Friday, May 9, 2014

2014 Tax Developments (sort of)

The US Senate is on track to hold a vote next week to restore nearly all of the key tax provisions that expired at the end of 2013 (details below).  Meanwhile, over at the US House of Representatives, the process is moving along but at a slower pace.

The House did approve legislation to permanently extend the Research & Development tax credits and will take up additional tax legislation on a bill-by-bill basis.  Accordingly, final reconciliation most likely won't occur until late in the year (read that as AFTER THE MID-TERM ELECTIONS).  You heard it here first, folks (OK, maybe not first but you did hear it here).

Here is a listing of the tax provisions that expired in 2013 and that we believe will be re-instated retroactively to January 1, 2014:

  • The $500,000 cap on expensing business assets under Code Sec 179 (it was $500,000 for 2013 but dropped to $25,000 for 2014 with the 2013 expirations);
  • The election for folks 70 1/2 and older to transfer up to $100,000 from their IRAs directly to Charity;
  • The $2 million exclusion for debt forgiven on a primary residence; and
  • The election to write off state sales taxes in lieu of state income taxes.
There are other provisions that are on the table and we'll keep you updated as news becomes available.  We do not believe that any of the generous "Bonus Depreciation" provisions for businesses will be re-instated.
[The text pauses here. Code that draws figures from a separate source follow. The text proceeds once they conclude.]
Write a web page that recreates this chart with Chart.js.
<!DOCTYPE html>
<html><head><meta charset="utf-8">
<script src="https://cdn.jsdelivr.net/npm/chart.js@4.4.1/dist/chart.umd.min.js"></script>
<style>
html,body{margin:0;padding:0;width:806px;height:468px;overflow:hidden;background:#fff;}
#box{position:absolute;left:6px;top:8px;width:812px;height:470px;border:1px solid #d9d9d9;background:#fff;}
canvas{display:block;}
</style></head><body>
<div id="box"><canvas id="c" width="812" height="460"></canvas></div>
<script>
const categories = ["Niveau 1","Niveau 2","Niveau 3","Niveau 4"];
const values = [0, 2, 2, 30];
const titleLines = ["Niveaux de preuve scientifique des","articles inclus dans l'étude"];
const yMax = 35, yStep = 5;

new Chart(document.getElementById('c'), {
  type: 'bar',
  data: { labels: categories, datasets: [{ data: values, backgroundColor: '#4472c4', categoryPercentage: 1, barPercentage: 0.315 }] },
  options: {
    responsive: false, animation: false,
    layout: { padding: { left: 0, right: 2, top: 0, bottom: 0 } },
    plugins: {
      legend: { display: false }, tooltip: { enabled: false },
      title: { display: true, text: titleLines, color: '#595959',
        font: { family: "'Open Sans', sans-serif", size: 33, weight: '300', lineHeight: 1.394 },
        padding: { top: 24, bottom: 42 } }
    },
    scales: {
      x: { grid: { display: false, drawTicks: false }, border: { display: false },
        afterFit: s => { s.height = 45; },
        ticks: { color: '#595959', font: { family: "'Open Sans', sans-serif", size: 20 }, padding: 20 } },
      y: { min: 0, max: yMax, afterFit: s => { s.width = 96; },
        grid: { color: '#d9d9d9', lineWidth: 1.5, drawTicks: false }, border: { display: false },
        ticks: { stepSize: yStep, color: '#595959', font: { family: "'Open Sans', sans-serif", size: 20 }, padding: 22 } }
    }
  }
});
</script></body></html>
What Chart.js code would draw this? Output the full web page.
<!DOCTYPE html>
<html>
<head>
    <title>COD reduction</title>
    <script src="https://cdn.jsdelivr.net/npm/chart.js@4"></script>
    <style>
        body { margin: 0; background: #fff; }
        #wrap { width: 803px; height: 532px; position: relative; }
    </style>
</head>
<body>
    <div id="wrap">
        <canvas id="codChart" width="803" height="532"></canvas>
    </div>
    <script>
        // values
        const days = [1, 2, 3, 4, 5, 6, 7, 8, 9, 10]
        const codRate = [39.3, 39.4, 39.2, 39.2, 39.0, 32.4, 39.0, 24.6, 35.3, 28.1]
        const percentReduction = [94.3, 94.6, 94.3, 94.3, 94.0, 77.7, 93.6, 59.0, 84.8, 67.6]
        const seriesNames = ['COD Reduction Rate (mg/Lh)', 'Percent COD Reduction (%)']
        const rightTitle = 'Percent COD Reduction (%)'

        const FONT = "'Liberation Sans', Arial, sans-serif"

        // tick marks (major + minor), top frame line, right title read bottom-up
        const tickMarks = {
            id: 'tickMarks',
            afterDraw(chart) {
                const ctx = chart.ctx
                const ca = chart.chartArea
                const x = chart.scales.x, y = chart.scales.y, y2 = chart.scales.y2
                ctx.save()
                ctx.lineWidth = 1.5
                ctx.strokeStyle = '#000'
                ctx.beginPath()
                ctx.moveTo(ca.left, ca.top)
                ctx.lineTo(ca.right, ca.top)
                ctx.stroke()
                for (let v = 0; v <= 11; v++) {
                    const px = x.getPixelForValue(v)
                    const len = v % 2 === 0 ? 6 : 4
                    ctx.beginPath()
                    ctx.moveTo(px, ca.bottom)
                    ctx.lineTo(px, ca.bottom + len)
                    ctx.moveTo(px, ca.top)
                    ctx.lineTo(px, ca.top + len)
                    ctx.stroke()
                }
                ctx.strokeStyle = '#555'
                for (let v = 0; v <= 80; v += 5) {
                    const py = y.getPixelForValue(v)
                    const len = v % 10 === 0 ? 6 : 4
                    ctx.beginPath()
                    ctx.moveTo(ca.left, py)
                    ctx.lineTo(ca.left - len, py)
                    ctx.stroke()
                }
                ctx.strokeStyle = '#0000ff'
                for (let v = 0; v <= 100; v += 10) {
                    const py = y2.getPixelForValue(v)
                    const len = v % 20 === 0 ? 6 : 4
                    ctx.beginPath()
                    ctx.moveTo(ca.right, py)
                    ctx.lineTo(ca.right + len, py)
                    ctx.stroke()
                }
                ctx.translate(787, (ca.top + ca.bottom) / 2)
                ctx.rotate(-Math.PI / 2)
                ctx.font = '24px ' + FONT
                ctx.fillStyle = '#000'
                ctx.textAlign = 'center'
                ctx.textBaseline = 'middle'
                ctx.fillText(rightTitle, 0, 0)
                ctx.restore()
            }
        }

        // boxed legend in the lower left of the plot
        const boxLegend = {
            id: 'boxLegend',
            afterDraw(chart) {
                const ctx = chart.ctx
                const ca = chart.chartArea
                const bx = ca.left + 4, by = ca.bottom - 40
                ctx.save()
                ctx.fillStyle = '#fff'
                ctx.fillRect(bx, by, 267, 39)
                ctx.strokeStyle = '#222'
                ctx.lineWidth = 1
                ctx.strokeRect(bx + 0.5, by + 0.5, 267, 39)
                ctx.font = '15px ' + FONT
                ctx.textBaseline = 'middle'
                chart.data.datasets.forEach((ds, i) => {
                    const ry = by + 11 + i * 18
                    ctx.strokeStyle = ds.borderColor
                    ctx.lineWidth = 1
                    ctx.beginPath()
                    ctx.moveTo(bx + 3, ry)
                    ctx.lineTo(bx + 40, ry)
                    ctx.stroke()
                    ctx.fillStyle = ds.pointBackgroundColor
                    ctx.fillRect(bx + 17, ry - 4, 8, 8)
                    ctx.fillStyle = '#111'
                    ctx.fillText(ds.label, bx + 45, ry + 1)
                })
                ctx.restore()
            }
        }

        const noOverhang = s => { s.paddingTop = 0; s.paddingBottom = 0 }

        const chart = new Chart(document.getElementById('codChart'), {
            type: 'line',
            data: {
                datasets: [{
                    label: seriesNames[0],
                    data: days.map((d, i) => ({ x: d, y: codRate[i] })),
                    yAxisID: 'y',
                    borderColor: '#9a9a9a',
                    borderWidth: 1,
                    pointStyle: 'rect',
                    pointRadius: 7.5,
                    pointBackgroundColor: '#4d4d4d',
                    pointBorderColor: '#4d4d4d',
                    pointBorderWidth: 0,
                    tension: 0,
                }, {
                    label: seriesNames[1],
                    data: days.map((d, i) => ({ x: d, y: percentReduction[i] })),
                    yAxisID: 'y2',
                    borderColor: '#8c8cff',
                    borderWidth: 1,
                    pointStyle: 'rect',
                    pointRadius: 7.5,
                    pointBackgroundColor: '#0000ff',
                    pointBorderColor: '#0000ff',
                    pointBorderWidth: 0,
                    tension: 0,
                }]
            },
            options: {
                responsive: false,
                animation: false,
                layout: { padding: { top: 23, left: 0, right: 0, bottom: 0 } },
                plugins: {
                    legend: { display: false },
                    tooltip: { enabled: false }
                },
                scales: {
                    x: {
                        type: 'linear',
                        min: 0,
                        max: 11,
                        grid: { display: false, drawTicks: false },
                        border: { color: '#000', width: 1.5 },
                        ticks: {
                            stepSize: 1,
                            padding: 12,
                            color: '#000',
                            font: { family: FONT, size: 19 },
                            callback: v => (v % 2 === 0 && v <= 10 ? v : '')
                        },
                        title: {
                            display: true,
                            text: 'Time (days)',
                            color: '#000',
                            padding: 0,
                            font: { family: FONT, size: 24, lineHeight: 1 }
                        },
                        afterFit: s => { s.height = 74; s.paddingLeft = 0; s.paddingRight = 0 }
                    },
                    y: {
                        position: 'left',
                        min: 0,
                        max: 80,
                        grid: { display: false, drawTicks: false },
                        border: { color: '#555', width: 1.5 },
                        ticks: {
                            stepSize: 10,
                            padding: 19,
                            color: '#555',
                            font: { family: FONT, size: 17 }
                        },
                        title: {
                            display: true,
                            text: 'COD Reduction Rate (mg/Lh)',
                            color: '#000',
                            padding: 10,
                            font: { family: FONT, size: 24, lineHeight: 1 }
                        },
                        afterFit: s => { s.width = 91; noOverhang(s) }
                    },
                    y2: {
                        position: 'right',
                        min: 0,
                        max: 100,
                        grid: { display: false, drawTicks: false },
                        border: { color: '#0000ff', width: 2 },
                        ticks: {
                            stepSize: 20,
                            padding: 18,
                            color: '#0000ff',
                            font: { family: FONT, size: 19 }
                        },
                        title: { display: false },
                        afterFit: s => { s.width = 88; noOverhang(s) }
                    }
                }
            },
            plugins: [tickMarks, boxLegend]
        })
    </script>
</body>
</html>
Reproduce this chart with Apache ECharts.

Finally, for 2014 the estate and gift exemption amount is set at $5.34 million and it will rise annually with inflation.  The Obama Administration wants to raise the Estate & Gift tax rate by 5% (to about 45%) and cut the exemption amount to $3.5 million but the House Republicans have balked and we don't believe there is any reason to think that the Administration will get their way on this.

Enjoy your Spring! We'll be writing more in a few weeks.